After three years of relative quiet, Boycott, Divestment, and Sanctions (BDS) campaigns have been making a comeback in the past 12 months. The BDS movement demands that organizations divest from Israel’s economy as a protest against claims of human-rights violations against Palestinians in the West Bank and Gaza. Certainly, loud divestment protests on well-known college campuses and boycott decisions by aging pop stars may make sexier headlines than the quieter work of peace negotiations. But it is worth asking: 1) How much have BDS campaigns actually affected attitudes and behaviors over the last decade, and 2) Have such efforts advanced the cause of peace or conflict in the Middle East?
The seeds of the modern BDS movement were planted in 2001 at the now-infamous United Nations “Anti-Racism” conference in Durban, South Africa, which degenerated into an anti-Israel hate-fest, leading to walkouts by both Israel and the United States. At a meeting of nongovernmental organizations (NGOs) there, a wide range of anti-Israel organizations – meeting face-to-face for the first time – developed an “Apartheid Strategy.” Let’s be clear: This was a long-term propaganda campaign to declare Israel the new South Africa, with Boycott, Divestment and Sanctions (BDS) as their primary tactic.

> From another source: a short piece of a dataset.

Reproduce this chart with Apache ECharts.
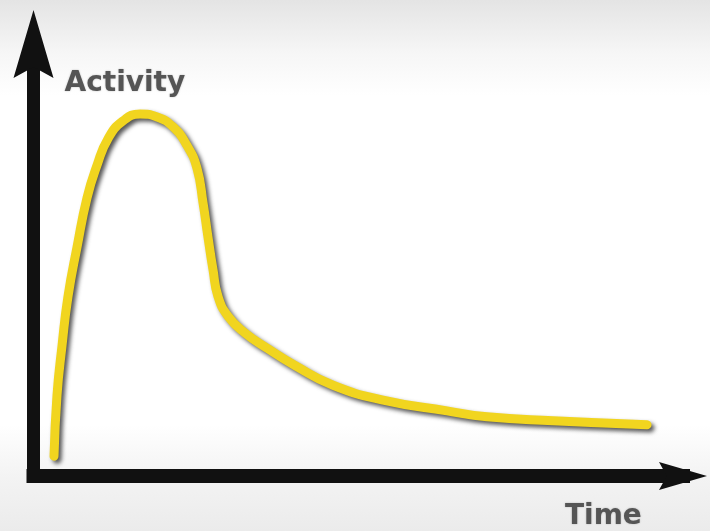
<!DOCTYPE html>
<html>
<head>
<meta charset="utf-8">
<style>
  html, body { margin: 0; padding: 0; background: #fff; }
  #main { width: 710px; height: 531px; }
</style>
<script src="https://cdn.jsdelivr.net/npm/echarts@6/dist/echarts.min.js"></script>
</head>
<body>
<div id="main"></div>
<script>
// curve, time 0..100, activity 0..100
var timeVals = [3.16, 3.62, 4.39, 5.31, 6.70, 8.24, 9.78, 11.47, 13.78, 16.40, 19.02, 21.48, 23.64, 25.17, 26.10, 26.87, 27.64, 28.41, 29.95, 32.56, 36.11, 40.26, 46.11, 53.81, 63.66, 69.82, 79.98, 94.46];
var activityVals = [4.57, 18.72, 30.14, 41.55, 52.97, 64.38, 71.92, 78.08, 82.19, 83.79, 83.11, 80.82, 76.48, 71.23, 63.24, 55.25, 47.72, 41.55, 36.99, 33.11, 29.45, 25.57, 21.00, 17.58, 15.07, 13.70, 12.79, 11.87];
var xName = 'Time';
var yName = 'Activity';

var points = [];
for (var i = 0; i < timeVals.length; i++) {
    points.push([timeVals[i], activityVals[i]]);
}

var arrowPath = 'path://M20,0 L40,68 L20,57 L0,68 Z';
var axisColor = '#111';

var nameStyle = {
    fontFamily: 'DejaVu Sans',
    fontWeight: 'bold',
    fontSize: 28,
    color: '#555',
    textShadowColor: 'rgba(0,0,0,0.25)',
    textShadowBlur: 2
};

var myChart = echarts.init(document.getElementById('main'));
myChart.setOption({
    animation: false,
    backgroundColor: new echarts.graphic.LinearGradient(0, 0, 0, 1, [
        {offset: 0, color: '#e4e4e4'},
        {offset: 0.1, color: '#f6f6f6'},
        {offset: 0.18, color: '#ffffff'},
        {offset: 0.8, color: '#ffffff'},
        {offset: 0.9, color: '#f3f3f3'},
        {offset: 1, color: '#ebebeb'}
    ]),
    grid: {left: 33.5, right: 27, top: 44, bottom: 49},
    xAxis: {
        type: 'value',
        min: 0,
        max: 100,
        name: xName,
        nameLocation: 'end',
        nameGap: -118,
        nameTextStyle: Object.assign({}, nameStyle, {align: 'left', verticalAlign: 'top', padding: [27, 0, 0, 0]}),
        axisLine: {
            show: true,
            symbol: ['none', arrowPath],
            symbolSize: [45, 48],
            lineStyle: {color: axisColor, width: 14, cap: 'square'}
        },
        axisTick: {show: false},
        axisLabel: {show: false},
        splitLine: {show: false}
    },
    yAxis: {
        type: 'value',
        min: 0,
        max: 100,
        name: yName,
        nameLocation: 'end',
        nameGap: -40,
        nameTextStyle: Object.assign({}, nameStyle, {align: 'left', verticalAlign: 'middle', padding: [0, 0, 0, 31]}),
        axisLine: {
            show: true,
            symbol: ['none', arrowPath],
            symbolSize: [42, 68],
            lineStyle: {color: axisColor, width: 13, cap: 'square'}
        },
        axisTick: {show: false},
        axisLabel: {show: false},
        splitLine: {show: false}
    },
    series: [{
        type: 'line',
        data: points,
        smooth: 0.5,
        symbol: 'none',
        lineStyle: {
            color: '#f1d51f',
            width: 9,
            cap: 'round',
            join: 'round',
            shadowColor: 'rgba(30,30,30,0.75)',
            shadowBlur: 4,
            shadowOffsetX: 3,
            shadowOffsetY: 3
        }
    }]
});
</script>
</body>
</html>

The campaign first made its appearance in 2001, with campus petitions demanding that colleges and universities divest their endowments and retirement funds from companies doing business with the Jewish state.
Despite an initial surge of media attention, campus-based BDS campaigns faced the double bind of university administrators and fund managers universally hostile to divestment requests, and counter-petitions denouncing divestment outpacing pro-BDS petitions at Harvard and elsewhere by a factor of at least 10 to 1.
Just as BDS was facing credibility issues after two years of noise with virtually no results, the program got new momentum in 2004. That’s when the Presbyterian Church in the US (PCUSA) voted to begin a process of “phased, selective divestment” in companies doing business with Israel. This led to a proliferation of similar divestment requests at other mainline Protestant churches, as well as new institutions such as unions and municipalities.
As with campuses, however, support for divestment within these organizations turned out to be extremely shallow. When the Presbyterians met again in 2006, they revised their 2004 divestment decision by a vote of 94 percent to 6 percent. The resolutions ended the policy of divestment in Israel and shifted to a policy of investments in “peaceful pursuits.”